## Job
Take the lines from the beginning of the data below through the line holding "colors = ['#4F81BD', '#C0504D', '#9BBB59']" and return exactly those.

## Source data

START

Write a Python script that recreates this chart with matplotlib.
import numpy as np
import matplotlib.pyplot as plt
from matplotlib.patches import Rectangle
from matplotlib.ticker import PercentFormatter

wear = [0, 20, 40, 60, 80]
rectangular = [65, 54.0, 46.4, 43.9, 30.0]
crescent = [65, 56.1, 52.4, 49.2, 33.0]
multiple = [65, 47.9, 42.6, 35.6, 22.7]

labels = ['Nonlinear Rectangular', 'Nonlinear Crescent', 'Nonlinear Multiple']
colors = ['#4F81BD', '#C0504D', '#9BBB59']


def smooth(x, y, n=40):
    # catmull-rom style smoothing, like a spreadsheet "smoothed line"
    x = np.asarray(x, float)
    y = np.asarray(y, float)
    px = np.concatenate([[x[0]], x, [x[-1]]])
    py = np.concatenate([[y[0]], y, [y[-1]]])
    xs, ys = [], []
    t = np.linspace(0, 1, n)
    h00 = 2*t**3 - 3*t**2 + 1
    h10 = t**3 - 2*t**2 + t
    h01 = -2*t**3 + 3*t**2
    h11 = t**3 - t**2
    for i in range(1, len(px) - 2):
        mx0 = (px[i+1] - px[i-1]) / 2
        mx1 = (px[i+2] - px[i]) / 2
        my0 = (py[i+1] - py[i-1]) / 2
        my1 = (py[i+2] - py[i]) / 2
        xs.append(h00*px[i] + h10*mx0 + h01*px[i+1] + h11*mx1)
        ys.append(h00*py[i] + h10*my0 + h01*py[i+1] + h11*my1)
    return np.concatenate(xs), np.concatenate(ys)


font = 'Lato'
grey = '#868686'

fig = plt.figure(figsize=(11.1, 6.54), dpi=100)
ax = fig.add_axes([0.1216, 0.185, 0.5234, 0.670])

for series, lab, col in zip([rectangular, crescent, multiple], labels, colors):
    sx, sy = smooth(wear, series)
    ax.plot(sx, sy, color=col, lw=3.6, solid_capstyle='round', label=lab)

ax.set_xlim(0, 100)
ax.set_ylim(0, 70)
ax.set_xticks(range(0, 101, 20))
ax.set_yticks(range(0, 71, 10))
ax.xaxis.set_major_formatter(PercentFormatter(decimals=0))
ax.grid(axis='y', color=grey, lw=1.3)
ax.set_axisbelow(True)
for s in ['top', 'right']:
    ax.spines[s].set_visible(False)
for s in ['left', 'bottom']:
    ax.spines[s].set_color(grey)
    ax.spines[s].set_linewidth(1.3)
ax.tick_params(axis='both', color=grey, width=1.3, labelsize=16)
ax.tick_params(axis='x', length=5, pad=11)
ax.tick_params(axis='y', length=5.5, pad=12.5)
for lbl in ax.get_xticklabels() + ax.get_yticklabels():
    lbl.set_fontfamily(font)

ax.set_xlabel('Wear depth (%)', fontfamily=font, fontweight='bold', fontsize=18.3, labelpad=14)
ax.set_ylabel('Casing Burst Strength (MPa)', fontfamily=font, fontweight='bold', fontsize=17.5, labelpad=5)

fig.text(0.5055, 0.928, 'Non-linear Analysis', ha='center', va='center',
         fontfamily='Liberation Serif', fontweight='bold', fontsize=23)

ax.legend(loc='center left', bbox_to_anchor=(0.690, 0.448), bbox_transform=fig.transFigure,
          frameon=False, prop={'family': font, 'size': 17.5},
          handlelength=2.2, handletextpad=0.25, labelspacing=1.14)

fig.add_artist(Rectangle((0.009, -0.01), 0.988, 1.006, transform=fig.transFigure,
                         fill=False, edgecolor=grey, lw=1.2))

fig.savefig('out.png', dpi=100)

END

## Response
Write a Python script that recreates this chart with matplotlib.
import numpy as np
import matplotlib.pyplot as plt
from matplotlib.patches import Rectangle
from matplotlib.ticker import PercentFormatter

wear = [0, 20, 40, 60, 80]
rectangular = [65, 54.0, 46.4, 43.9, 30.0]
crescent = [65, 56.1, 52.4, 49.2, 33.0]
multiple = [65, 47.9, 42.6, 35.6, 22.7]

labels = ['Nonlinear Rectangular', 'Nonlinear Crescent', 'Nonlinear Multiple']
colors = ['#4F81BD', '#C0504D', '#9BBB59']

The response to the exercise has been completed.